• GIVEN INFORMATION
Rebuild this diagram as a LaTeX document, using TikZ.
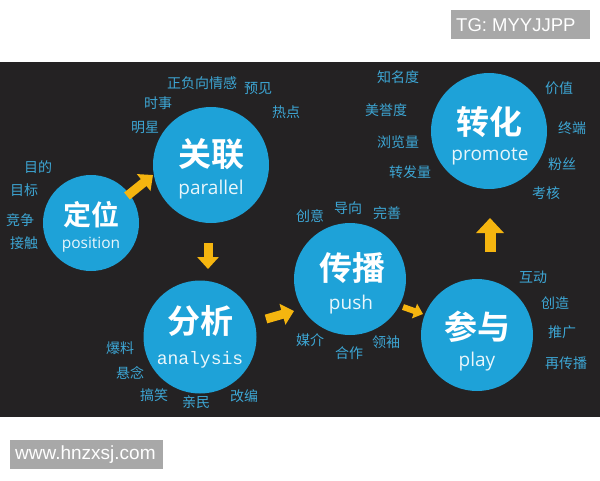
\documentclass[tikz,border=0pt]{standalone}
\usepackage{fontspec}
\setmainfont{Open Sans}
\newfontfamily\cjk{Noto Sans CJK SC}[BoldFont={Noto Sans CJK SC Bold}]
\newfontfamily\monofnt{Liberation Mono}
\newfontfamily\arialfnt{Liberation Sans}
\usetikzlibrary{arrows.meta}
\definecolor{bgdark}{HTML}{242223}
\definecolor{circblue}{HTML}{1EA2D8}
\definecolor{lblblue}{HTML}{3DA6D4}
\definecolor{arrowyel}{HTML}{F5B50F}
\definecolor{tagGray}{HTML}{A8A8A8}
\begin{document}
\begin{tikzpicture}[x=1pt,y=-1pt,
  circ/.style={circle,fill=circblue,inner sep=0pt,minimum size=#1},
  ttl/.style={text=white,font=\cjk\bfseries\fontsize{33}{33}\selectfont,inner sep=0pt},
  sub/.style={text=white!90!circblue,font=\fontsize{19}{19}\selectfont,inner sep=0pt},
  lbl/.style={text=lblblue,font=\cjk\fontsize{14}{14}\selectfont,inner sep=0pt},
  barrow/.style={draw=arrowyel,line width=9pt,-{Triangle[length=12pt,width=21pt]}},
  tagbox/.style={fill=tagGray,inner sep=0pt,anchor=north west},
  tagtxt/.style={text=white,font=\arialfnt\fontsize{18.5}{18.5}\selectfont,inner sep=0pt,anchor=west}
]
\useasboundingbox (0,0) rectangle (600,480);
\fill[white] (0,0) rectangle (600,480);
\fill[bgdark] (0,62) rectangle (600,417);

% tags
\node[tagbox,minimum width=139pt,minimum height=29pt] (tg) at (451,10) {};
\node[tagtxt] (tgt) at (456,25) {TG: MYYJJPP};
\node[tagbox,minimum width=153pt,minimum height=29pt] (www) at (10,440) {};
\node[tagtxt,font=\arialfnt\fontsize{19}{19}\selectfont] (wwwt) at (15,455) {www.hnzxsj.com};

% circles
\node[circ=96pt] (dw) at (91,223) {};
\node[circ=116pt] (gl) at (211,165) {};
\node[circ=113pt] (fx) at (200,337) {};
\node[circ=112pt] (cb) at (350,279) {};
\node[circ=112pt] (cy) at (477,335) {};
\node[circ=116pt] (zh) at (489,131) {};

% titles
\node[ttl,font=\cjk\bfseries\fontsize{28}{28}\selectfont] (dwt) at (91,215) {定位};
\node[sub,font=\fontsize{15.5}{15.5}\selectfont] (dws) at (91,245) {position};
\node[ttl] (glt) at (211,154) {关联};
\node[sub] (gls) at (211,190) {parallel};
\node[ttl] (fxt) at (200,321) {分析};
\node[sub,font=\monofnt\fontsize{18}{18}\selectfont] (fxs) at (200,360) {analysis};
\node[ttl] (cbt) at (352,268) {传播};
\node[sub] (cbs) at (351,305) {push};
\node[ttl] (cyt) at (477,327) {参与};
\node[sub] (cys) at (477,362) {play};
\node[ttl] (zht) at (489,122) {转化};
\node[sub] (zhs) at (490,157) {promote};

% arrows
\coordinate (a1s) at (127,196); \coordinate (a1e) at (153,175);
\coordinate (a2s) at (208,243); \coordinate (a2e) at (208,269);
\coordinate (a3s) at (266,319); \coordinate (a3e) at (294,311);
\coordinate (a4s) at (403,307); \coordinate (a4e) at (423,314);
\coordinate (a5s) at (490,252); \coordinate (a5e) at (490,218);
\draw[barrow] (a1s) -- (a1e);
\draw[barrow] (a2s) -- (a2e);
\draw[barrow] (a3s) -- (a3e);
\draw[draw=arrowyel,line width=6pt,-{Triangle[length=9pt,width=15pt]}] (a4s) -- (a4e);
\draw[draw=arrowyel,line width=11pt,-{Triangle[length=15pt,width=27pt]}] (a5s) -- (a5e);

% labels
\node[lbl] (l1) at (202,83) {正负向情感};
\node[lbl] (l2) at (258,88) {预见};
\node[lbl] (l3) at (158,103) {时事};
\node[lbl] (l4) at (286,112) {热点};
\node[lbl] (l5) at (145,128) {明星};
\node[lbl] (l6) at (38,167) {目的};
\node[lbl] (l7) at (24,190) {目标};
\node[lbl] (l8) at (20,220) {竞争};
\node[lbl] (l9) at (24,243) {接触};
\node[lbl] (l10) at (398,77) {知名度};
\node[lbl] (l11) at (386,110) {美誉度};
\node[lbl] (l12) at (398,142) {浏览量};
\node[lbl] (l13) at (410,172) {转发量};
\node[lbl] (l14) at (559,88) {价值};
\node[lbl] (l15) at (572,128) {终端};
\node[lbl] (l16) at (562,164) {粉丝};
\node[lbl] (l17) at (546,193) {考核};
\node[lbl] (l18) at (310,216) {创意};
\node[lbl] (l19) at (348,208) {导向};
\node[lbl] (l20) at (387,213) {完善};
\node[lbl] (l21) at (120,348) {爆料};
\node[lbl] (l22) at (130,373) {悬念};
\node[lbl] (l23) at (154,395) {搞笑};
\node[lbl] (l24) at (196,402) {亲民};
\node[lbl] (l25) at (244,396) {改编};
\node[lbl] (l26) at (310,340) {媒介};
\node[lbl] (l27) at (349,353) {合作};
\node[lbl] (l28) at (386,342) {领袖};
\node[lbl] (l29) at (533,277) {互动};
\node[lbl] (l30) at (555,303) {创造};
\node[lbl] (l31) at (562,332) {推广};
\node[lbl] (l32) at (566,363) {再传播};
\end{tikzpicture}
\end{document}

• AIM OF THE EXERCISE
The data above needs to be retyped exactly, with the images left out.

• TASK OUTPUT
Rebuild this diagram as a LaTeX document, using TikZ.
\documentclass[tikz,border=0pt]{standalone}
\usepackage{fontspec}
\setmainfont{Open Sans}
\newfontfamily\cjk{Noto Sans CJK SC}[BoldFont={Noto Sans CJK SC Bold}]
\newfontfamily\monofnt{Liberation Mono}
\newfontfamily\arialfnt{Liberation Sans}
\usetikzlibrary{arrows.meta}
\definecolor{bgdark}{HTML}{242223}
\definecolor{circblue}{HTML}{1EA2D8}
\definecolor{lblblue}{HTML}{3DA6D4}
\definecolor{arrowyel}{HTML}{F5B50F}
\definecolor{tagGray}{HTML}{A8A8A8}
\begin{document}
\begin{tikzpicture}[x=1pt,y=-1pt,
  circ/.style={circle,fill=circblue,inner sep=0pt,minimum size=#1},
  ttl/.style={text=white,font=\cjk\bfseries\fontsize{33}{33}\selectfont,inner sep=0pt},
  sub/.style={text=white!90!circblue,font=\fontsize{19}{19}\selectfont,inner sep=0pt},
  lbl/.style={text=lblblue,font=\cjk\fontsize{14}{14}\selectfont,inner sep=0pt},
  barrow/.style={draw=arrowyel,line width=9pt,-{Triangle[length=12pt,width=21pt]}},
  tagbox/.style={fill=tagGray,inner sep=0pt,anchor=north west},
  tagtxt/.style={text=white,font=\arialfnt\fontsize{18.5}{18.5}\selectfont,inner sep=0pt,anchor=west}
]
\useasboundingbox (0,0) rectangle (600,480);
\fill[white] (0,0) rectangle (600,480);
\fill[bgdark] (0,62) rectangle (600,417);

% tags
\node[tagbox,minimum width=139pt,minimum height=29pt] (tg) at (451,10) {};
\node[tagtxt] (tgt) at (456,25) {TG: MYYJJPP};
\node[tagbox,minimum width=153pt,minimum height=29pt] (www) at (10,440) {};
\node[tagtxt,font=\arialfnt\fontsize{19}{19}\selectfont] (wwwt) at (15,455) {www.hnzxsj.com};

% circles
\node[circ=96pt] (dw) at (91,223) {};
\node[circ=116pt] (gl) at (211,165) {};
\node[circ=113pt] (fx) at (200,337) {};
\node[circ=112pt] (cb) at (350,279) {};
\node[circ=112pt] (cy) at (477,335) {};
\node[circ=116pt] (zh) at (489,131) {};

% titles
\node[ttl,font=\cjk\bfseries\fontsize{28}{28}\selectfont] (dwt) at (91,215) {定位};
\node[sub,font=\fontsize{15.5}{15.5}\selectfont] (dws) at (91,245) {position};
\node[ttl] (glt) at (211,154) {关联};
\node[sub] (gls) at (211,190) {parallel};
\node[ttl] (fxt) at (200,321) {分析};
\node[sub,font=\monofnt\fontsize{18}{18}\selectfont] (fxs) at (200,360) {analysis};
\node[ttl] (cbt) at (352,268) {传播};
\node[sub] (cbs) at (351,305) {push};
\node[ttl] (cyt) at (477,327) {参与};
\node[sub] (cys) at (477,362) {play};
\node[ttl] (zht) at (489,122) {转化};
\node[sub] (zhs) at (490,157) {promote};

% arrows
\coordinate (a1s) at (127,196); \coordinate (a1e) at (153,175);
\coordinate (a2s) at (208,243); \coordinate (a2e) at (208,269);
\coordinate (a3s) at (266,319); \coordinate (a3e) at (294,311);
\coordinate (a4s) at (403,307); \coordinate (a4e) at (423,314);
\coordinate (a5s) at (490,252); \coordinate (a5e) at (490,218);
\draw[barrow] (a1s) -- (a1e);
\draw[barrow] (a2s) -- (a2e);
\draw[barrow] (a3s) -- (a3e);
\draw[draw=arrowyel,line width=6pt,-{Triangle[length=9pt,width=15pt]}] (a4s) -- (a4e);
\draw[draw=arrowyel,line width=11pt,-{Triangle[length=15pt,width=27pt]}] (a5s) -- (a5e);

% labels
\node[lbl] (l1) at (202,83) {正负向情感};
\node[lbl] (l2) at (258,88) {预见};
\node[lbl] (l3) at (158,103) {时事};
\node[lbl] (l4) at (286,112) {热点};
\node[lbl] (l5) at (145,128) {明星};
\node[lbl] (l6) at (38,167) {目的};
\node[lbl] (l7) at (24,190) {目标};
\node[lbl] (l8) at (20,220) {竞争};
\node[lbl] (l9) at (24,243) {接触};
\node[lbl] (l10) at (398,77) {知名度};
\node[lbl] (l11) at (386,110) {美誉度};
\node[lbl] (l12) at (398,142) {浏览量};
\node[lbl] (l13) at (410,172) {转发量};
\node[lbl] (l14) at (559,88) {价值};
\node[lbl] (l15) at (572,128) {终端};
\node[lbl] (l16) at (562,164) {粉丝};
\node[lbl] (l17) at (546,193) {考核};
\node[lbl] (l18) at (310,216) {创意};
\node[lbl] (l19) at (348,208) {导向};
\node[lbl] (l20) at (387,213) {完善};
\node[lbl] (l21) at (120,348) {爆料};
\node[lbl] (l22) at (130,373) {悬念};
\node[lbl] (l23) at (154,395) {搞笑};
\node[lbl] (l24) at (196,402) {亲民};
\node[lbl] (l25) at (244,396) {改编};
\node[lbl] (l26) at (310,340) {媒介};
\node[lbl] (l27) at (349,353) {合作};
\node[lbl] (l28) at (386,342) {领袖};
\node[lbl] (l29) at (533,277) {互动};
\node[lbl] (l30) at (555,303) {创造};
\node[lbl] (l31) at (562,332) {推广};
\node[lbl] (l32) at (566,363) {再传播};
\end{tikzpicture}
\end{document}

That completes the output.